§ What to produce: Repeat the listing word for word. No pictures belong in the copy.

§ Supplied information:
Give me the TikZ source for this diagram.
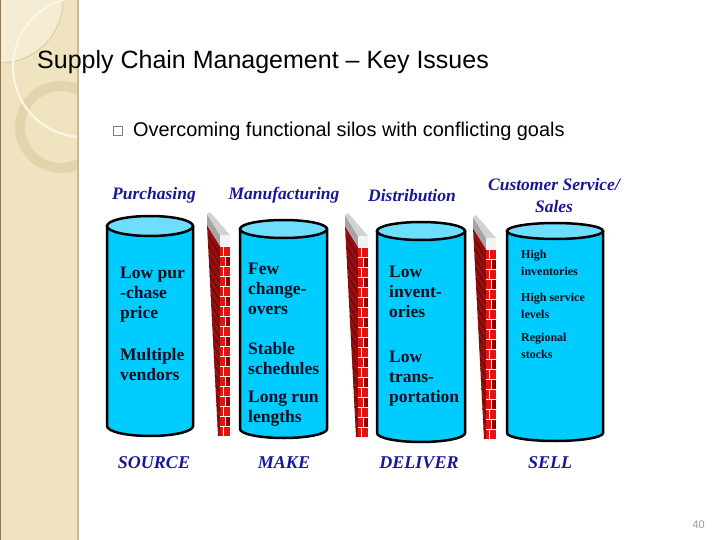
\documentclass[tikz,border=0pt]{standalone}
\usepackage{fontspec}
\setmainfont{Liberation Serif}
\newfontfamily\slidefont{Liberation Sans}
\definecolor{barbeige}{RGB}{240,227,192}
\definecolor{barlight}{RGB}{245,236,212}
\definecolor{barring}{RGB}{228,212,172}
\definecolor{barcream}{RGB}{251,246,230}
\definecolor{baredge}{RGB}{200,186,150}
\definecolor{barbrown}{RGB}{140,120,85}
\definecolor{siloblue}{RGB}{0,204,255}
\definecolor{silotopblue}{RGB}{110,222,255}
\definecolor{headblue}{RGB}{24,24,150}
\definecolor{goalnavy}{RGB}{8,14,30}
\definecolor{brickred}{RGB}{225,20,20}
\definecolor{brickdark}{RGB}{145,0,0}
\definecolor{wallside}{RGB}{150,15,15}
\definecolor{wallline}{RGB}{85,0,0}
\definecolor{capgray}{RGB}{165,165,165}
\definecolor{caplight}{RGB}{210,210,210}
\definecolor{pagegray}{RGB}{160,154,138}

\begin{document}
\begin{tikzpicture}[x=1pt, y=-1pt,
    silo/.style={fill=siloblue},
    rim/.style={draw=black, line width=2.5pt},
    head/.style={font=\bfseries\itshape\fontsize{17.5}{22}\selectfont, text=headblue, align=center},
    stage/.style={font=\bfseries\itshape\fontsize{18}{22}\selectfont, text=headblue},
    goal/.style={font=\bfseries\fontsize{17.5}{20}\selectfont, text=goalnavy, align=left, anchor=north west, inner sep=0pt},
    small goal/.style={goal, font=\bfseries\fontsize{12}{16.5}\selectfont},
    mortar/.style={draw=white, line width=0.8pt}]

  \fill[white] (0,0) rectangle (720,540);
  \useasboundingbox (0,0) rectangle (720,540);

  \fill[barbeige] (0,0) rectangle (78,540);
  \begin{scope}
    \clip (0,0) rectangle (78,540);
    \filldraw[fill=barlight, draw=baredge, line width=0.5pt] (0,0) circle (63);
    \draw[barring, line width=10pt] (61,127) circle (41);
    \draw[barcream, line width=2pt] (83,67) circle (70);
  \end{scope}
  \draw[baredge, line width=1.5pt] (78,0) -- (78,540);
  \draw[barbrown, line width=1pt] (0.5,0) -- (0.5,540);

  \node[anchor=base west, inner sep=0pt, font=\slidefont\fontsize{25}{29}\selectfont] (title) at (37,69) {Supply Chain Management – Key Issues};
  \node[draw=gray, line width=0.7pt, minimum size=9.5pt, inner sep=0pt] (bullet) at (118,131) {};
  \node[anchor=base west, inner sep=0pt, font=\slidefont\fontsize{19.9}{24}\selectfont] (goals) at (133,137) {Overcoming functional silos with conflicting goals};

  \foreach \xl/\xr/\yt/\yb/\ry in {107/193/226/426/10, 240/327/229/429/9, 377/465/231/433/9, 507/603/231/433/8}{
    \pgfmathsetmacro\cx{(\xl+\xr)/2}
    \pgfmathsetmacro\rx{(\xr-\xl)/2}
    \fill[silo] (\xl,\yt) -- (\xl,\yb) arc[start angle=180, end angle=0, x radius=\rx, y radius=\ry] -- (\xr,\yt) -- cycle;
    \draw[rim] (\xl,\yt) -- (\xl,\yb) arc[start angle=180, end angle=0, x radius=\rx, y radius=\ry] -- (\xr,\yt);
    \filldraw[fill=silotopblue, rim] (\cx,\yt) ellipse[x radius=\rx, y radius=\ry];
  }

  \foreach \wx/\wy in {207/213, 345/214, 473/216}{
    \begin{scope}[shift={(\wx,\wy)}]
      \begin{scope}
        \clip (0,12) -- (13,33) -- (13,223) -- (11,223) -- cycle;
        \fill[wallside] (0,12) rectangle (13,223);
        \foreach \yl in {22,32,...,222}
          \draw[wallline, line width=0.6pt] ({(\yl-12)*0.0524},\yl) -- (13,{\yl+21-(\yl-12)*0.0846});
      \end{scope}
      \foreach \k in {0,...,18}{
        \pgfmathsetmacro\yy{33+10*\k}
        \pgfmathsetmacro\jx{isodd(\k) ? 18 : 16}
        \fill[brickred] (13,\yy) rectangle (23,\yy+10);
        \ifodd\k \fill[brickdark] (\jx,\yy) rectangle (23,\yy+10); \fi
        \draw[mortar] (13,\yy) -- (23,\yy);
        \draw[mortar] (\jx,\yy) -- (\jx,\yy+10);
      }
      \fill[capgray] (0,1) -- (13,22) -- (13,33) -- (0,12) -- cycle;
      \fill[caplight] (0,1) -- (3,-1) -- (23,22) -- (13,22) -- cycle;
      \fill[white!90!gray] (13,22) rectangle (23,33);
    \end{scope}
  }

  \node[head] (purch) at (154,195) {Purchasing};
  \node[head] (manuf) at (284,195) {Manufacturing};
  \node[head] (distr) at (412,196) {Distribution};
  \node[head] (custsvc) at (554,196) {Customer Service/\\Sales};

  \node[goal] (lowprice) at (120,267) {Low pur\\-chase\\price};
  \node[goal] (vendors) at (120,348) {Multiple\\vendors};
  \node[goal] (changeovers) at (248,263) {Few\\change-\\overs};
  \node[goal] (schedules) at (248,342) {Stable\\schedules};
  \node[goal] (runlengths) at (248,391) {Long run\\lengths};
  \node[goal] (inventories) at (389,266) {Low\\invent-\\ories};
  \node[goal] (transport) at (389,351) {Low\\trans-\\portation};
  \node[small goal] (highinv) at (521,250) {High\\inventories};
  \node[small goal] (service) at (521,293) {High service\\levels};
  \node[small goal] (stocks) at (521,333) {Regional\\stocks};

  \node[stage] (source) at (154,463) {SOURCE};
  \node[stage] (make) at (284,463) {MAKE};
  \node[stage] (deliver) at (419,463) {DELIVER};
  \node[stage] (sell) at (550,463) {SELL};

  \node[anchor=base east, inner sep=0pt, text=pagegray, font=\slidefont\fontsize{11}{13}\selectfont] (pagenum) at (705,528) {40};
\end{tikzpicture}
\end{document}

§ Answer below:
Give me the TikZ source for this diagram.
\documentclass[tikz,border=0pt]{standalone}
\usepackage{fontspec}
\setmainfont{Liberation Serif}
\newfontfamily\slidefont{Liberation Sans}
\definecolor{barbeige}{RGB}{240,227,192}
\definecolor{barlight}{RGB}{245,236,212}
\definecolor{barring}{RGB}{228,212,172}
\definecolor{barcream}{RGB}{251,246,230}
\definecolor{baredge}{RGB}{200,186,150}
\definecolor{barbrown}{RGB}{140,120,85}
\definecolor{siloblue}{RGB}{0,204,255}
\definecolor{silotopblue}{RGB}{110,222,255}
\definecolor{headblue}{RGB}{24,24,150}
\definecolor{goalnavy}{RGB}{8,14,30}
\definecolor{brickred}{RGB}{225,20,20}
\definecolor{brickdark}{RGB}{145,0,0}
\definecolor{wallside}{RGB}{150,15,15}
\definecolor{wallline}{RGB}{85,0,0}
\definecolor{capgray}{RGB}{165,165,165}
\definecolor{caplight}{RGB}{210,210,210}
\definecolor{pagegray}{RGB}{160,154,138}

\begin{document}
\begin{tikzpicture}[x=1pt, y=-1pt,
    silo/.style={fill=siloblue},
    rim/.style={draw=black, line width=2.5pt},
    head/.style={font=\bfseries\itshape\fontsize{17.5}{22}\selectfont, text=headblue, align=center},
    stage/.style={font=\bfseries\itshape\fontsize{18}{22}\selectfont, text=headblue},
    goal/.style={font=\bfseries\fontsize{17.5}{20}\selectfont, text=goalnavy, align=left, anchor=north west, inner sep=0pt},
    small goal/.style={goal, font=\bfseries\fontsize{12}{16.5}\selectfont},
    mortar/.style={draw=white, line width=0.8pt}]

  \fill[white] (0,0) rectangle (720,540);
  \useasboundingbox (0,0) rectangle (720,540);

  \fill[barbeige] (0,0) rectangle (78,540);
  \begin{scope}
    \clip (0,0) rectangle (78,540);
    \filldraw[fill=barlight, draw=baredge, line width=0.5pt] (0,0) circle (63);
    \draw[barring, line width=10pt] (61,127) circle (41);
    \draw[barcream, line width=2pt] (83,67) circle (70);
  \end{scope}
  \draw[baredge, line width=1.5pt] (78,0) -- (78,540);
  \draw[barbrown, line width=1pt] (0.5,0) -- (0.5,540);

  \node[anchor=base west, inner sep=0pt, font=\slidefont\fontsize{25}{29}\selectfont] (title) at (37,69) {Supply Chain Management – Key Issues};
  \node[draw=gray, line width=0.7pt, minimum size=9.5pt, inner sep=0pt] (bullet) at (118,131) {};
  \node[anchor=base west, inner sep=0pt, font=\slidefont\fontsize{19.9}{24}\selectfont] (goals) at (133,137) {Overcoming functional silos with conflicting goals};

  \foreach \xl/\xr/\yt/\yb/\ry in {107/193/226/426/10, 240/327/229/429/9, 377/465/231/433/9, 507/603/231/433/8}{
    \pgfmathsetmacro\cx{(\xl+\xr)/2}
    \pgfmathsetmacro\rx{(\xr-\xl)/2}
    \fill[silo] (\xl,\yt) -- (\xl,\yb) arc[start angle=180, end angle=0, x radius=\rx, y radius=\ry] -- (\xr,\yt) -- cycle;
    \draw[rim] (\xl,\yt) -- (\xl,\yb) arc[start angle=180, end angle=0, x radius=\rx, y radius=\ry] -- (\xr,\yt);
    \filldraw[fill=silotopblue, rim] (\cx,\yt) ellipse[x radius=\rx, y radius=\ry];
  }

  \foreach \wx/\wy in {207/213, 345/214, 473/216}{
    \begin{scope}[shift={(\wx,\wy)}]
      \begin{scope}
        \clip (0,12) -- (13,33) -- (13,223) -- (11,223) -- cycle;
        \fill[wallside] (0,12) rectangle (13,223);
        \foreach \yl in {22,32,...,222}
          \draw[wallline, line width=0.6pt] ({(\yl-12)*0.0524},\yl) -- (13,{\yl+21-(\yl-12)*0.0846});
      \end{scope}
      \foreach \k in {0,...,18}{
        \pgfmathsetmacro\yy{33+10*\k}
        \pgfmathsetmacro\jx{isodd(\k) ? 18 : 16}
        \fill[brickred] (13,\yy) rectangle (23,\yy+10);
        \ifodd\k \fill[brickdark] (\jx,\yy) rectangle (23,\yy+10); \fi
        \draw[mortar] (13,\yy) -- (23,\yy);
        \draw[mortar] (\jx,\yy) -- (\jx,\yy+10);
      }
      \fill[capgray] (0,1) -- (13,22) -- (13,33) -- (0,12) -- cycle;
      \fill[caplight] (0,1) -- (3,-1) -- (23,22) -- (13,22) -- cycle;
      \fill[white!90!gray] (13,22) rectangle (23,33);
    \end{scope}
  }

  \node[head] (purch) at (154,195) {Purchasing};
  \node[head] (manuf) at (284,195) {Manufacturing};
  \node[head] (distr) at (412,196) {Distribution};
  \node[head] (custsvc) at (554,196) {Customer Service/\\Sales};

  \node[goal] (lowprice) at (120,267) {Low pur\\-chase\\price};
  \node[goal] (vendors) at (120,348) {Multiple\\vendors};
  \node[goal] (changeovers) at (248,263) {Few\\change-\\overs};
  \node[goal] (schedules) at (248,342) {Stable\\schedules};
  \node[goal] (runlengths) at (248,391) {Long run\\lengths};
  \node[goal] (inventories) at (389,266) {Low\\invent-\\ories};
  \node[goal] (transport) at (389,351) {Low\\trans-\\portation};
  \node[small goal] (highinv) at (521,250) {High\\inventories};
  \node[small goal] (service) at (521,293) {High service\\levels};
  \node[small goal] (stocks) at (521,333) {Regional\\stocks};

  \node[stage] (source) at (154,463) {SOURCE};
  \node[stage] (make) at (284,463) {MAKE};
  \node[stage] (deliver) at (419,463) {DELIVER};
  \node[stage] (sell) at (550,463) {SELL};

  \node[anchor=base east, inner sep=0pt, text=pagegray, font=\slidefont\fontsize{11}{13}\selectfont] (pagenum) at (705,528) {40};
\end{tikzpicture}
\end{document}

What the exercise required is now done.